The parallels with the dot-com boom and related bust are worth remembering. Both industries saw huge growth in investment and valuations based on seemingly impossible promises of future capability. Back in 1999, about $350 billion in digital online transactions occurred and most of that was using legacy B2B systems such as Electronic Data Interchange (EDI), not consumer e-commerce from a web browser. Bold predictions made at the peak of the dot-com boom by major investment banks, academics and forecasting firms said that between $4 trillion and $6 trillion in online commerce would take place annually by 2005. This proved to be laughable. In fact, total e-commerce (of the consumer web-browser kind) reached $105 billion in 2005. No surprise that market valuations plunged and many of the generously funded companies involved went bust. In the year 2000 alone, nearly $1.75 trillion in technology market capitalization evaporated. For those of you keeping score at home, that is about $3 trillion in 2023 dollars and more than the entire market cap of the blockchain ecosystem.

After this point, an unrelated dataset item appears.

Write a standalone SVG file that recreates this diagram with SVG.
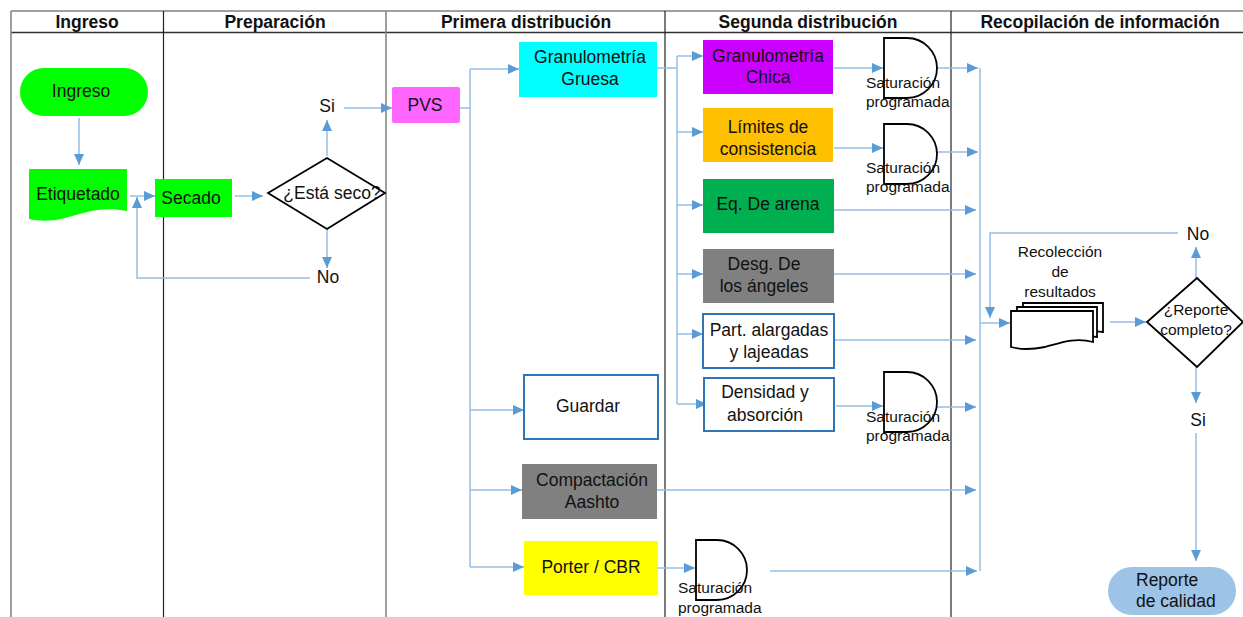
<svg xmlns="http://www.w3.org/2000/svg" width="1243" height="617" viewBox="0 0 1243 617">
<defs>
<marker id="arr" viewBox="0 0 11 10" refX="11" refY="5" markerWidth="11" markerHeight="10" orient="auto" markerUnits="userSpaceOnUse"><path d="M0,0 L11,5 L0,10 Z" fill="#5b9bd5"/></marker>
<style>
text{font-family:"Liberation Sans",Arial,sans-serif;fill:#111;}
.hd{font-size:17.5px;font-weight:bold;text-anchor:middle;}
.t{font-size:17.5px;text-anchor:middle;}
.s{font-size:15.5px;}
.sc{font-size:15.5px;text-anchor:middle;}
.c{fill:none;stroke:#94bde6;stroke-width:1.5;}
.a{fill:none;stroke:#94bde6;stroke-width:1.5;marker-end:url(#arr);}
.sh{stroke:#000;stroke-width:1.8;fill:#fff;}
.bb{fill:#fff;stroke:#2e75b6;stroke-width:2;}
</style>
</defs>
<rect width="1243" height="617" fill="#fff"/>
<g id="lanes">
<line x1="11" y1="11" x2="1243" y2="11" stroke="#808080" stroke-width="1.5"/>
<line x1="11" y1="32.5" x2="1243" y2="32.5" stroke="#333" stroke-width="1.3"/>
<line x1="11" y1="11" x2="11" y2="617" stroke="#808080" stroke-width="1.5"/>
<line x1="163.5" y1="11" x2="163.5" y2="617" stroke="#222" stroke-width="1.2"/>
<line x1="386" y1="11" x2="386" y2="617" stroke="#808080" stroke-width="1.5"/>
<line x1="665" y1="11" x2="665" y2="617" stroke="#222" stroke-width="1.2"/>
<line x1="951" y1="11" x2="951" y2="617" stroke="#222" stroke-width="1.2"/>
<text class="hd" x="87" y="28">Ingreso</text>
<text class="hd" x="275" y="28">Preparación</text>
<text class="hd" x="526" y="28">Primera distribución</text>
<text class="hd" x="808" y="28">Segunda distribución</text>
<text class="hd" x="1100" y="28">Recopilación de información</text>
</g>
<g id="connectors">
<path class="a" d="M79,118 V165"/>
<path class="a" d="M130,196 H155"/>
<path class="a" d="M235,196 H263"/>
<path class="a" d="M327,156 V120"/>
<path class="a" d="M344,108 H392"/>
<path class="a" d="M327,230 V268"/>
<path class="a" d="M310,278 H137 V197"/>
<path class="c" d="M460,108 H470"/>
<path class="c" d="M470,69 V567"/>
<path class="a" d="M470,69 H519"/>
<path class="a" d="M470,410 H524"/>
<path class="a" d="M470,490 H522"/>
<path class="a" d="M470,567 H524"/>
<path class="c" d="M657,68 H677"/>
<path class="c" d="M677,56 V404"/>
<path class="a" d="M677,56 H703"/>
<path class="a" d="M677,132 H703"/>
<path class="a" d="M677,205 H703"/>
<path class="a" d="M677,274 H703"/>
<path class="a" d="M677,334 H703"/>
<path class="a" d="M677,404 H707"/>
<path class="a" d="M834,68 H883"/>
<path class="a" d="M834,148 H883"/>
<path class="a" d="M836,406 H883"/>
<path class="a" d="M658,568 H695"/>
<path class="a" d="M936,68 H978"/>
<path class="a" d="M936,152 H978"/>
<path class="a" d="M834,210 H976"/>
<path class="a" d="M834,274 H976"/>
<path class="a" d="M834,340 H976"/>
<path class="a" d="M936,407 H976"/>
<path class="a" d="M657,490 H976"/>
<path class="a" d="M770,571 H977"/>
<path class="c" d="M980,68 V571"/>
<path class="a" d="M980,323 H1010"/>
<path class="a" d="M1110,322 H1146"/>
<path class="a" d="M1196,278 V247"/>
<path class="a" d="M1178,233 H990 V318"/>
<path class="a" d="M1196,367 V403"/>
<path class="a" d="M1196,433 V561"/>
</g>
<g id="n-ingreso"><rect x="20" y="68" width="128" height="48" rx="24" fill="#00ff00"/><text class="t" x="81" y="97">Ingreso</text></g>
<g id="n-etiquetado"><path d="M29,169 H127 V211 C100,206 85,213 65,218 C50,222 38,221 29,219 Z" fill="#00ff00"/><text class="t" x="78" y="200">Etiquetado</text></g>
<g id="n-secado"><rect x="155" y="179" width="77" height="38" fill="#00ff00"/><text class="t" x="191" y="204">Secado</text></g>
<g id="n-seco"><path class="sh" d="M268,193 L327,158 L385,193 L327,229 Z"/><text class="t" x="332" y="199">¿Está seco?</text></g>
<g id="l-si1"><text class="t" x="327" y="112">Si</text></g>
<g id="l-no1"><text class="t" x="328" y="283">No</text></g>
<g id="n-pvs"><rect x="392" y="87" width="68" height="36" rx="2" fill="#ff66ff"/><text class="t" x="425" y="111">PVS</text></g>
<g id="n-gruesa"><rect x="519" y="42" width="138" height="55" fill="#00ffff"/><text class="t" x="590" y="63">Granulometría</text><text class="t" x="590" y="85">Gruesa</text></g>
<g id="n-guardar"><rect class="bb" x="524" y="375" width="134" height="64"/><text class="t" x="588" y="412">Guardar</text></g>
<g id="n-compactacion"><rect x="522" y="464" width="135" height="55" fill="#808080"/><text class="t" x="592" y="486">Compactación</text><text class="t" x="592" y="508">Aashto</text></g>
<g id="n-porter"><rect x="524" y="541" width="134" height="54" fill="#ffff00"/><text class="t" x="591" y="573">Porter / CBR</text></g>
<g id="n-chica"><rect x="703" y="40" width="130" height="54" fill="#cc00ff"/><text class="t" x="768" y="62">Granulometría</text><text class="t" x="768" y="83">Chica</text></g>
<g id="n-limites"><rect x="703" y="108" width="130" height="54" fill="#ffc000"/><text class="t" x="768" y="133">Límites de</text><text class="t" x="768" y="155">consistencia</text></g>
<g id="n-arena"><rect x="703" y="179" width="131" height="54" fill="#00b050"/><text class="t" x="768" y="210">Eq. De arena</text></g>
<g id="n-desg"><rect x="703" y="249" width="131" height="54" fill="#808080"/><text class="t" x="764" y="270">Desg. De</text><text class="t" x="764" y="292">los ángeles</text></g>
<g id="n-part"><rect class="bb" x="703" y="314" width="131" height="54"/><text class="t" x="769" y="336">Part. alargadas</text><text class="t" x="769" y="358">y lajeadas</text></g>
<g id="n-densidad"><rect class="bb" x="704" y="378" width="130" height="53"/><text class="t" x="765" y="398">Densidad y</text><text class="t" x="765" y="421">absorción</text></g>
<g id="n-sat1"><path class="sh" fill="none" style="fill:none" d="M884,38 H907 A30,30 0 0 1 907,98 H884 Z"/><text class="s" x="866" y="88">Saturación</text><text class="s" x="866" y="107">programada</text></g>
<g id="n-sat2"><path class="sh" style="fill:none" d="M884,124 H907 A30,30 0 0 1 907,184 H884 Z"/><text class="s" x="866" y="173">Saturación</text><text class="s" x="866" y="192">programada</text></g>
<g id="n-sat3"><path class="sh" style="fill:none" d="M884,372 H907 A30,30 0 0 1 907,432 H884 Z"/><text class="s" x="866" y="422">Saturación</text><text class="s" x="866" y="441">programada</text></g>
<g id="n-sat4"><path class="sh" style="fill:none" d="M696,540 H717 A30,30 0 0 1 717,600 H696 Z"/><text class="s" x="678" y="593">Saturación</text><text class="s" x="678" y="613">programada</text></g>
<g id="n-recoleccion">
<path class="sh" d="M1023,303 H1103 V332 C1090,330 1080,333 1070,335 L1023,335 Z"/>
<path class="sh" d="M1017,307 H1097 V337 C1085,335 1075,338 1065,340 L1017,340 Z"/>
<path class="sh" d="M1011,311 H1093 V342 C1075,337 1060,343 1045,347 C1030,350 1018,349 1011,347 Z"/>
<text class="sc" x="1060" y="257">Recolección</text><text class="sc" x="1060" y="277">de</text><text class="sc" x="1060" y="297">resultados</text>
</g>
<g id="n-reporte-q"><path class="sh" d="M1147,322 L1197,278 L1243,322 L1197,367 Z"/><text class="sc" x="1196" y="315">¿Reporte</text><text class="sc" x="1196" y="335">completo?</text></g>
<g id="l-no2"><text class="t" x="1198" y="240">No</text></g>
<g id="l-si2"><text class="t" x="1198" y="426">Si</text></g>
<g id="n-calidad"><rect x="1108" y="567" width="128" height="48" rx="24" fill="#9dc3e6"/><text class="t" x="1136" y="586" style="text-anchor:start">Reporte</text><text class="t" x="1136" y="607" style="text-anchor:start">de calidad</text></g>
</svg>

And this is where the story gets interesting: Today, e-commerce and online business is everything we were promised in 1999. Total global e-commerce spending is estimated to be nearing $5 trillion in 2022. It topped $1 trillion in the U.S. alone in 2022. The market capitalization of the world’s top 10 technology companies is about $7 trillion. Technology stocks represent more of the U.S. stock market than the financial sector and the energy sector combined. And while there have been ups and downs, there hasn’t been a single technology bust since 2000. The reason for that is simple: Technology has become a regular industry where valuations are driven by revenue and profit growth, not starry-eyed predictions of the future.

The signs of maturing blockchain and crypto products and businesses are starting to emerge as well. While it’s early days yet overall, non-fungible tokens (NFT) seem to have found a permanent place in the user and business ecosystem both as collectibles and as digital trophies, tickets and proof of engagement or attendance. NFTs have become so simple and easy to make, anyone can offer them. Would you like my personal NFT for the month? Claim it here. At EY, “boring” businesses like supply chain management, product traceability and emissions tracking are all growing as industrial companies put blockchain to work for use cases that have nothing to do with financial engineering. Privacy technology (not to be confused with anonymity) has proven key to unlocking practical use cases among companies that want to leverage shared, public technology infrastructure without sharing their sensitive business information.

As we clear a path through the wreckage of the crypto winter, the same bright future is coming for the blockchain industry. Bad actors are going to jail. Rules are getting clearer. And, most importantly, the companies involved in this ecosystem are starting to build real products and have valuations based on revenue and profits. The result is that blockchain and crypto can become regular industries with regulated products and outputs that are widely accessible. As a regular industry we will still have ups and downs, but we’ll no longer have ridiculous booms and busts. So please enjoy this crypto winter. It’s the last one you’re getting.